O Diniz eu tenho muita curiosidade, ao menos de conversar com ele. O Tiago [Nunes]. Tive a oportunidade de conhecer o Tiago, acho que daqui a pouco ele vai implementar o jogo dele no Corinthians. [Vagner] Mancini é um treinador que eu gosto bastante porque ele joga para frente. O Roger é um cara muito bom de se assistir ao jogo dele, mas o meu único incômodo em relação ao que se fala de futebol é que todo mundo quer padronizar o modelo de jogo. Isso é impossível de acontecer. Está todo mundo jogando do mesmo jeito no Brasil. Quem é que não joga, no Brasil, num 4-2-3-1? Muito raro.
Seu contrato acaba ao final da temporada e você não chegou a um acordo com o Göztepe. Está recebendo sondagens e propostas?
Tive algumas sondagens, mas estou num momento da carreira em que eu não posso errar.

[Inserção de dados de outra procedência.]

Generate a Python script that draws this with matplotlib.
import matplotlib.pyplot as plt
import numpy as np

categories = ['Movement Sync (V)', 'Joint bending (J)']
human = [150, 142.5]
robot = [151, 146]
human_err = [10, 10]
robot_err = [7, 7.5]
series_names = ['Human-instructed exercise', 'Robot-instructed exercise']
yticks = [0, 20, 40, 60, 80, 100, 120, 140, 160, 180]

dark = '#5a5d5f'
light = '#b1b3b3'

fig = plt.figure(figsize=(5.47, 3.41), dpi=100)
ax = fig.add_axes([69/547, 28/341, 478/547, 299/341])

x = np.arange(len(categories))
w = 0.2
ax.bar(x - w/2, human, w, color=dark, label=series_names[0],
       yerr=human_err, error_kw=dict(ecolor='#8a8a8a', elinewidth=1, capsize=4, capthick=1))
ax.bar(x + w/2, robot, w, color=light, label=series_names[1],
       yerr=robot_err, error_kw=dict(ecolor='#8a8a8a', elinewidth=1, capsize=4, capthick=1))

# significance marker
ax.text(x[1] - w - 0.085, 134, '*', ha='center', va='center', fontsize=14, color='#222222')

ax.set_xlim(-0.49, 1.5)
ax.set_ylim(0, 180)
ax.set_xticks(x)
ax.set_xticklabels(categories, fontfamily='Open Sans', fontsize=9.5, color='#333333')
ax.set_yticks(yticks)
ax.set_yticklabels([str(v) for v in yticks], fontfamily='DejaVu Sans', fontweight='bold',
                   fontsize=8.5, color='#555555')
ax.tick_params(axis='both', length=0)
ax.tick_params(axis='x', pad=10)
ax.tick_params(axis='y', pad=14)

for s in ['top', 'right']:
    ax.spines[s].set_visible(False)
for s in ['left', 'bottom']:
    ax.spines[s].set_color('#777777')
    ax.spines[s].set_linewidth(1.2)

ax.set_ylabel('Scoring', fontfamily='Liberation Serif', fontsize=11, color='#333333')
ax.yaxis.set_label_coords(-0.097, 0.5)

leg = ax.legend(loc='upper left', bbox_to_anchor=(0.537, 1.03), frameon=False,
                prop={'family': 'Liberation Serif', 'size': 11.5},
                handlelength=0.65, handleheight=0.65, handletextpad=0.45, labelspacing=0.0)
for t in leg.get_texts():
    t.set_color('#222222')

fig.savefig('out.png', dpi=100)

Tem que tomar a decisão de uma forma bem técnica e tranquila porque, como eu falei, eu não fui um cara que ganhou muito dinheiro no futebol. Quando eu saí do Vitória, eu recebia três salários mínimos. Fui para o Corinthians e melhorou um pouco o salário, consequentemente, aí, no Flamengo, deu uma melhorada. Foi aí que eu comecei a me organizar financeiramente. Eu preciso, nesse momento, tomar decisão de uma forma bem sensata para que as pessoas que dependem de mim não sejam afetadas.
Tem algum time do Brasil que você jogaria? Por ser seu time de coração, voltaria ao Flamengo? O Flamengo foi a realização de um sonho de criança, né. Eu sou bem tranquilo em relação ao que eu vivi no Flamengo. Mas o meu desejo, quando retornar ao Brasil, é jogar no Vitória. Eu irei voltar para o Vitória e vou fazer o Vitória ser campeão nacional. Não digo campeão brasileiro, mas uma Copa do Brasil. Não estou dizendo como jogador, mas o fato de eu ter me frustrado em 2010, contra o Santos, na final, isso ficou um resquício, e essa dívida eu quero pagar.